INSTRUCTION →
Keep only the lines of the data below that contain "this", and copy them.

DATA LISTING →
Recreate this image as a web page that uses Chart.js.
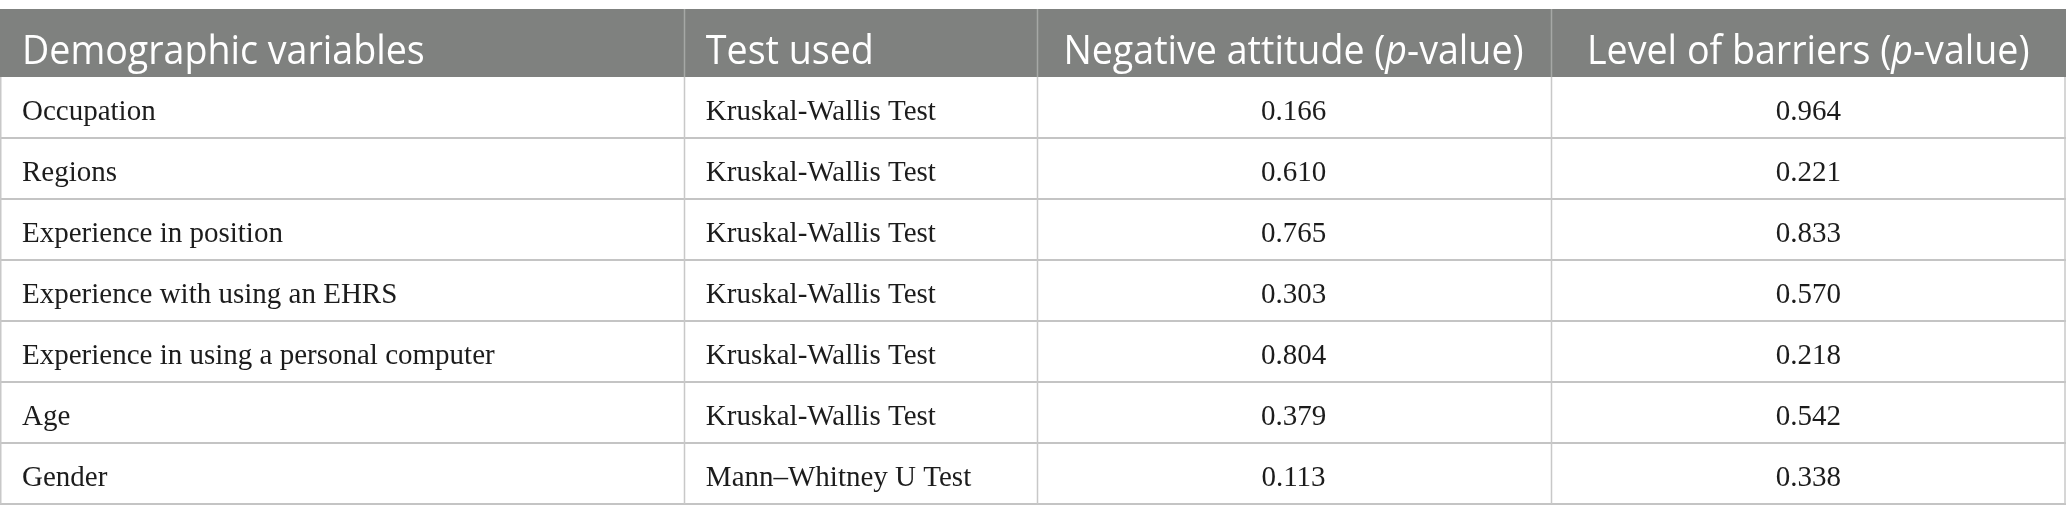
<!DOCTYPE html>
<html>
<head>
<meta charset="utf-8">
<script src="https://cdn.jsdelivr.net/npm/chart.js@4.4.0/dist/chart.umd.min.js"></script>
<style>
  html, body { margin: 0; padding: 0; background: #fff; }
  #wrap { width: 2067px; height: 525px; position: relative; }
</style>
</head>
<body>
<div id="wrap"><canvas id="tableChart"></canvas></div>
<script>
const headers = ['Demographic variables', 'Test used', 'Negative attitude (p-value)', 'Level of barriers (p-value)'];
const variables = ['Occupation', 'Regions', 'Experience in position', 'Experience with using an EHRS',
    'Experience in using a personal computer', 'Age', 'Gender'];
const tests = ['Kruskal-Wallis Test', 'Kruskal-Wallis Test', 'Kruskal-Wallis Test', 'Kruskal-Wallis Test',
    'Kruskal-Wallis Test', 'Kruskal-Wallis Test', 'Mann\u2013Whitney U Test'];
const negativeAttitude = ['0.166', '0.610', '0.765', '0.303', '0.804', '0.379', '0.113'];
const levelOfBarriers = ['0.964', '0.221', '0.833', '0.570', '0.218', '0.542', '0.338'];

// column edges in percent of the table width (x scale runs 0..100)
const colEdges = [0, 33.1, 50.17, 75.05, 100];

const headerTop = 9;
const headFont = '"Open Sans", "Noto Sans", sans-serif';
const bodyFont = '"Liberation Serif", "DejaVu Serif", serif';

// draws text with the "p" of "p-value" in italics
function drawMixed(ctx, text, x, y, align, size, squeeze) {
    const parts = text.split(/(p(?=-value))/).filter(s => s.length);
    const fontFor = (s) => (s === 'p' ? 'italic ' : '') + size + 'px ' + headFont;
    let total = 0;
    parts.forEach(s => { ctx.font = fontFor(s); total += ctx.measureText(s).width; });
    ctx.save();
    ctx.translate(x, y);
    ctx.scale(squeeze, 1);
    let cx = align === 'center' ? -total / 2 : 0;
    ctx.textAlign = 'left';
    parts.forEach(s => {
        ctx.font = fontFor(s);
        ctx.fillText(s, cx, 0);
        cx += ctx.measureText(s).width;
    });
    ctx.restore();
}

const tablePlugin = {
    id: 'tablePlugin',
    afterDraw(chart) {
        const ctx = chart.ctx;
        const xs = chart.scales.x;
        const ys = chart.scales.y;
        const area = chart.chartArea;
        const step = ys.getPixelForValue(1) - ys.getPixelForValue(0);
        const edges = colEdges.map(v => xs.getPixelForValue(v));
        const left = edges[0], right = edges[edges.length - 1];

        ctx.save();
        // header band
        ctx.fillStyle = '#7f817f';
        ctx.fillRect(left, headerTop, right - left, area.top - headerTop);
        ctx.strokeStyle = '#a6a8a6';
        ctx.lineWidth = 1.5;
        for (let c = 1; c < edges.length - 1; c++) {
            ctx.beginPath();
            ctx.moveTo(Math.round(edges[c]) + 0.5, headerTop);
            ctx.lineTo(Math.round(edges[c]) + 0.5, area.top);
            ctx.stroke();
        }
        ctx.fillStyle = '#ffffff';
        ctx.textBaseline = 'alphabetic';
        headers.forEach((h, c) => {
            const baseY = headerTop + 55;
            if (c < 2) {
                drawMixed(ctx, h, edges[c] + 22, baseY, 'left', 40, 0.94);
            } else {
                drawMixed(ctx, h, (edges[c] + edges[c + 1]) / 2, baseY, 'center', 40, 0.94);
            }
        });

        // body rows
        const bottom = ys.getPixelForValue(variables.length - 1) + step / 2;
        ctx.strokeStyle = '#c4c4c4';
        ctx.lineWidth = 2;
        variables.forEach((v, i) => {
            const yb = Math.round(ys.getPixelForValue(i) + step / 2);
            ctx.beginPath();
            ctx.moveTo(left, yb);
            ctx.lineTo(right, yb);
            ctx.stroke();
        });
        ctx.strokeStyle = '#c8c8c8';
        ctx.lineWidth = 1.5;
        edges.forEach((e, c) => {
            let xx = Math.round(e) + 0.5;
            if (c === 0) xx = 0.75;
            if (c === edges.length - 1) xx = Math.round(e) - 1;
            ctx.beginPath();
            ctx.moveTo(xx, area.top);
            ctx.lineTo(xx, bottom);
            ctx.stroke();
        });

        ctx.fillStyle = '#1c1c1c';
        ctx.font = '29px ' + bodyFont;
        variables.forEach((v, i) => {
            const baseY = ys.getPixelForValue(i) + 12;
            ctx.textAlign = 'left';
            ctx.fillText(v, edges[0] + 22, baseY);
            ctx.fillText(tests[i], edges[1] + 22, baseY);
            ctx.textAlign = 'center';
            ctx.fillText(negativeAttitude[i], (edges[2] + edges[3]) / 2, baseY);
            ctx.fillText(levelOfBarriers[i], (edges[3] + edges[4]) / 2, baseY);
        });
        ctx.restore();
    }
};

new Chart(document.getElementById('tableChart').getContext('2d'), {
    type: 'scatter',
    data: {
        labels: variables,
        datasets: []
    },
    options: {
        responsive: true,
        maintainAspectRatio: false,
        animation: false,
        events: [],
        layout: {
            padding: { top: 77, bottom: 21, left: 0, right: 1 }
        },
        plugins: {
            legend: { display: false },
            tooltip: { enabled: false }
        },
        scales: {
            x: { type: 'linear', min: 0, max: 100, display: false },
            y: { type: 'category', labels: variables, offset: true, display: false }
        }
    },
    plugins: [tablePlugin]
});
</script>
</body>
</html>
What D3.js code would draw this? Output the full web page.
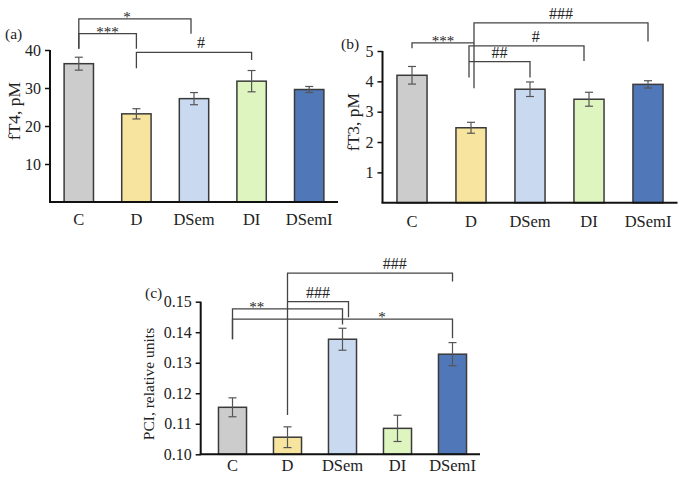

RESULT OF THE TASK →
Recreate this image as a web page that uses Chart.js.
What D3.js code would draw this? Output the full web page.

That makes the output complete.